** begin STORED RECORDS **

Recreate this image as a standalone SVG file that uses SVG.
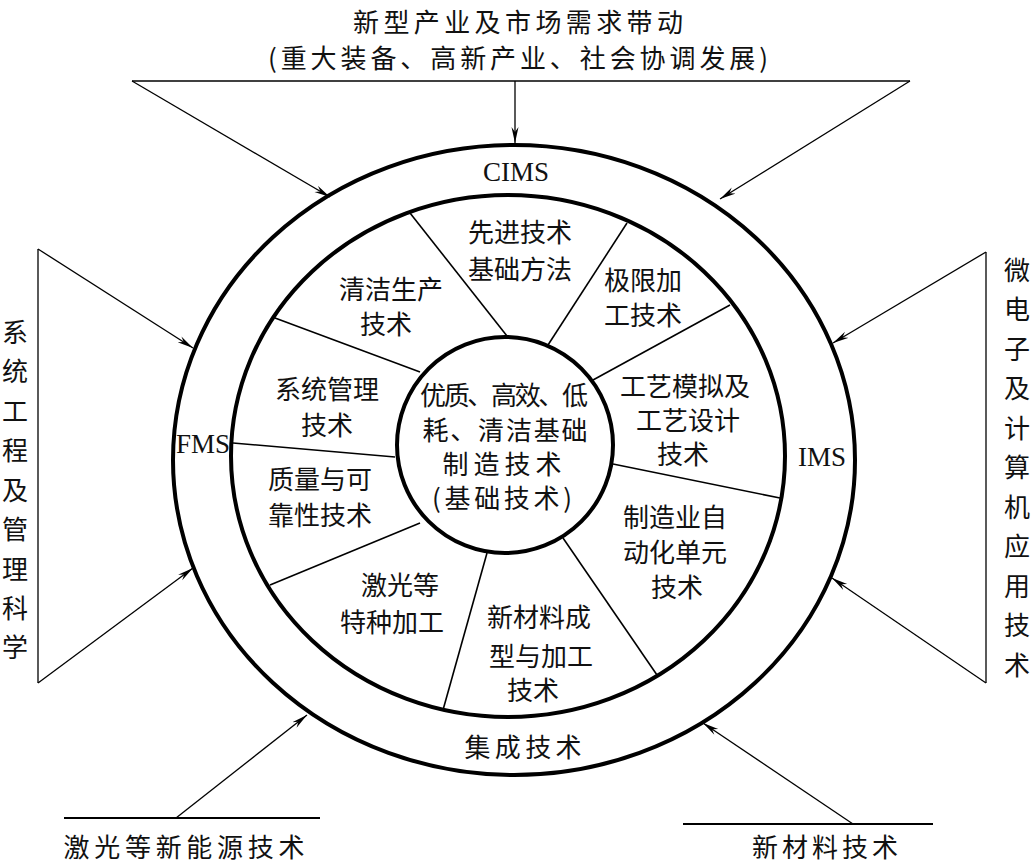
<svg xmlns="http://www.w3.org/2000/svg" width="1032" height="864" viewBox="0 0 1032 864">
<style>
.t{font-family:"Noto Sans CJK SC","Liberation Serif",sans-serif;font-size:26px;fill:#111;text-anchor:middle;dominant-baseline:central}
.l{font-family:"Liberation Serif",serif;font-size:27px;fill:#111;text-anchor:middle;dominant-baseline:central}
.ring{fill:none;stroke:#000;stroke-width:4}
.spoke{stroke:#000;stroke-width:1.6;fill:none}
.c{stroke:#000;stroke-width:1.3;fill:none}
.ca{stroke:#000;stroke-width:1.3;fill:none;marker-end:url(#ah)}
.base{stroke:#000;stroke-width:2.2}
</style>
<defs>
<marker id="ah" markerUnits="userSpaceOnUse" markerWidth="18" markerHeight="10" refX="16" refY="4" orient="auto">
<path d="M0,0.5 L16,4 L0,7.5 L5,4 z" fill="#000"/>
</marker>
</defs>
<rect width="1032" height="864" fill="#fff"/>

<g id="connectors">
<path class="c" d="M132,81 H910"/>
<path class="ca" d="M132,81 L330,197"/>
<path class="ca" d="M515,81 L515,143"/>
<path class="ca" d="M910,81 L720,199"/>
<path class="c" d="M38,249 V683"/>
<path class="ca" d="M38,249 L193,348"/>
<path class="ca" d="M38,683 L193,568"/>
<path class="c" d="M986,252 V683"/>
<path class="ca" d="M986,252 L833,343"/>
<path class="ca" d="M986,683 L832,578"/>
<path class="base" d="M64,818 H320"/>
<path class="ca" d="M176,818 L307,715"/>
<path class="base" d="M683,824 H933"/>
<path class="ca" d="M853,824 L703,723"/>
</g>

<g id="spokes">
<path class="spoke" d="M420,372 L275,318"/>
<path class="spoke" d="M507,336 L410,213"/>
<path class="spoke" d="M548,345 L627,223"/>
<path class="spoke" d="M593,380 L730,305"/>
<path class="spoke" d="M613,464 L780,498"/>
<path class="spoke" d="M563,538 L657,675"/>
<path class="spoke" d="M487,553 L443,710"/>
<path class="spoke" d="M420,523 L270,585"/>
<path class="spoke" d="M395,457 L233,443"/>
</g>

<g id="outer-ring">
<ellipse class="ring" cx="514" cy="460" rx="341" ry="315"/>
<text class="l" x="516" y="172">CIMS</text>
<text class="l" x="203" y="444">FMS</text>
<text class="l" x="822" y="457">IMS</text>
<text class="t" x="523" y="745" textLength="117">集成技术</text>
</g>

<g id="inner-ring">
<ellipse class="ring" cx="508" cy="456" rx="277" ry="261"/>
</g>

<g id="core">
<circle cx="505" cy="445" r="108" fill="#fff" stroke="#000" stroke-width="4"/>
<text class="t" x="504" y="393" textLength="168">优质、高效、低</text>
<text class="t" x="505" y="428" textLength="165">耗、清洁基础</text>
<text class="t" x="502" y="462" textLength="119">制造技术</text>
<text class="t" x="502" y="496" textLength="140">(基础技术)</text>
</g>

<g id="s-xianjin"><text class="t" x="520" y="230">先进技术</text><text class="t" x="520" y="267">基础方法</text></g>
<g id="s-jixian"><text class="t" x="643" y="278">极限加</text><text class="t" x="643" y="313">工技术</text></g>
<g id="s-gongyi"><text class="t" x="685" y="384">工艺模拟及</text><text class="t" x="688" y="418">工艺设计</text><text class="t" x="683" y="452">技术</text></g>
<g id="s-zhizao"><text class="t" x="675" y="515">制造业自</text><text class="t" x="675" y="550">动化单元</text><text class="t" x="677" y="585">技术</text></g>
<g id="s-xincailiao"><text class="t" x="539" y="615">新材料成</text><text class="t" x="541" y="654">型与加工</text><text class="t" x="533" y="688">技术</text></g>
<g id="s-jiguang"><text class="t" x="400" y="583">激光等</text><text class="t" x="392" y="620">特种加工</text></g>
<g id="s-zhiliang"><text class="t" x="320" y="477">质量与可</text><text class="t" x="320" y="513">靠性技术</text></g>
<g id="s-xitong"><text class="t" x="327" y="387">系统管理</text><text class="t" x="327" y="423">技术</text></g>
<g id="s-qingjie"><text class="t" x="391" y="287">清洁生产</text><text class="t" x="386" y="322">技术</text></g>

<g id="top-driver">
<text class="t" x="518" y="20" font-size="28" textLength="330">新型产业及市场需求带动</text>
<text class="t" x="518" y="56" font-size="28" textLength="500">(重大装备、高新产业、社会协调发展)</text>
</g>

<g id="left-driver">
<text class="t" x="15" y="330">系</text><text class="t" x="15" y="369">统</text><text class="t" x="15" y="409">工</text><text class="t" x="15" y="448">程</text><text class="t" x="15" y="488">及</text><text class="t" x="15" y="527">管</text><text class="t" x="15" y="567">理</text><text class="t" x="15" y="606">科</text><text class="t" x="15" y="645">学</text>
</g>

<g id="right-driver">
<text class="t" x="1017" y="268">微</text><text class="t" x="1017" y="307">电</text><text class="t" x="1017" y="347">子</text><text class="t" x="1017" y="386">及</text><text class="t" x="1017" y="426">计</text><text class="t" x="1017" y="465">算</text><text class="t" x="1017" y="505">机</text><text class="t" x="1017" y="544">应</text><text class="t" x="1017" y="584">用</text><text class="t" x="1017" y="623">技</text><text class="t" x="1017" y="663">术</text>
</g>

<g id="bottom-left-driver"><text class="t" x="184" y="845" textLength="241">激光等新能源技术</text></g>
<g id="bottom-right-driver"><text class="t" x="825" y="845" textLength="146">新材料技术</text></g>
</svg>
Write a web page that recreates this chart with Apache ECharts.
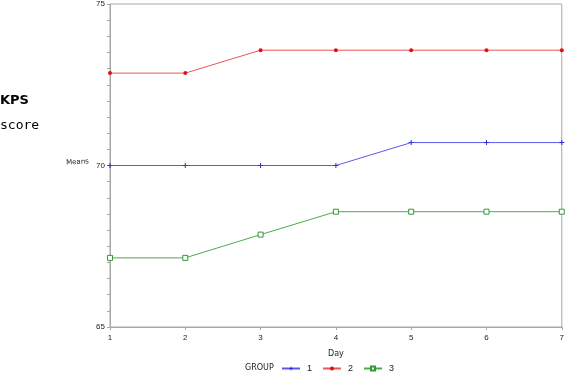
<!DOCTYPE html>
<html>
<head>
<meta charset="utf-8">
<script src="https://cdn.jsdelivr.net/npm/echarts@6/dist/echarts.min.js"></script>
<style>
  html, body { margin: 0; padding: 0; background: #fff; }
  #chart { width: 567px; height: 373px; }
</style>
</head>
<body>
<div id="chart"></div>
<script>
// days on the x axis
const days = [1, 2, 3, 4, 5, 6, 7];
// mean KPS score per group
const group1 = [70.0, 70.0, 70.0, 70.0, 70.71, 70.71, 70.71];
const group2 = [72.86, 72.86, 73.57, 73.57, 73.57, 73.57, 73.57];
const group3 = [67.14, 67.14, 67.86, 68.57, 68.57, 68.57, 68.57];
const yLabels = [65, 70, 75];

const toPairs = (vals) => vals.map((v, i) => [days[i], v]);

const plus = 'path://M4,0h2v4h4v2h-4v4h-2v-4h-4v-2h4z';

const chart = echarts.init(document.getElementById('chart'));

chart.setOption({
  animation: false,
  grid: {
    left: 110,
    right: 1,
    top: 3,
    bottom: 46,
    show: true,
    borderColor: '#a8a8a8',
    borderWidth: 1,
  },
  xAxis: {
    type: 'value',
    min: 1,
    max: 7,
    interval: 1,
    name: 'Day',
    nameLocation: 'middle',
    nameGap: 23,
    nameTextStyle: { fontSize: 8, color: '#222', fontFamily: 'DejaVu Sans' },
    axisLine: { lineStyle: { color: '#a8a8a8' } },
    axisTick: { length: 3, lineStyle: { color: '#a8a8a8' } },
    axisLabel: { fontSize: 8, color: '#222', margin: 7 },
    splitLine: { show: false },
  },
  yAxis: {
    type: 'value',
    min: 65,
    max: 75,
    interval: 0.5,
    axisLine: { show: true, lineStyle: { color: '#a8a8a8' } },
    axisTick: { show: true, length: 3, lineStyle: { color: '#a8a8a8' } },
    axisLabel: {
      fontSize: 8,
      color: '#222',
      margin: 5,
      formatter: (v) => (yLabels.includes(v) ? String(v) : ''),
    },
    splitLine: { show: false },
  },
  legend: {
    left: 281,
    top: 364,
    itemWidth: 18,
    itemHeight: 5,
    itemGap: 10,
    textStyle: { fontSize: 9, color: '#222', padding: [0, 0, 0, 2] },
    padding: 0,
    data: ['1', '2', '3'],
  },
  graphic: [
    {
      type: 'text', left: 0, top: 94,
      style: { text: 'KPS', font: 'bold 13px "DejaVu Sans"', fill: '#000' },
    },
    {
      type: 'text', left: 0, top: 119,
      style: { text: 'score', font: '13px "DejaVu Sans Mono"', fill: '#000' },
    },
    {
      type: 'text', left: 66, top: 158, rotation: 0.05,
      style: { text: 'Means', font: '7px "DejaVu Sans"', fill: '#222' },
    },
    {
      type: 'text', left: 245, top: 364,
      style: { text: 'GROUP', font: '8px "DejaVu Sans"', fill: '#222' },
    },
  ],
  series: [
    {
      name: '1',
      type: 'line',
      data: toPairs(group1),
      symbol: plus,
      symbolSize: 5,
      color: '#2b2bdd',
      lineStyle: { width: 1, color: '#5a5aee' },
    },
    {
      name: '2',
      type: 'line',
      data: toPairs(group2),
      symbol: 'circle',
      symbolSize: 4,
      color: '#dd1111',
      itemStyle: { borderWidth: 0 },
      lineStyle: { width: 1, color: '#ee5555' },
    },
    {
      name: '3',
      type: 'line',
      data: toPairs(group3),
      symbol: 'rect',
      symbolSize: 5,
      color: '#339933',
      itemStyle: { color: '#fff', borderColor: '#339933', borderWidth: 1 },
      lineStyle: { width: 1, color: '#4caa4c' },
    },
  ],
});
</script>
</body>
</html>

** end STORED RECORDS **

Find the string "that" in the records, then copy each line where it occurs.

-- PROBLEM SOLUTION --
Recreate this image as a standalone SVG file that uses SVG.
Write a web page that recreates this chart with Apache ECharts.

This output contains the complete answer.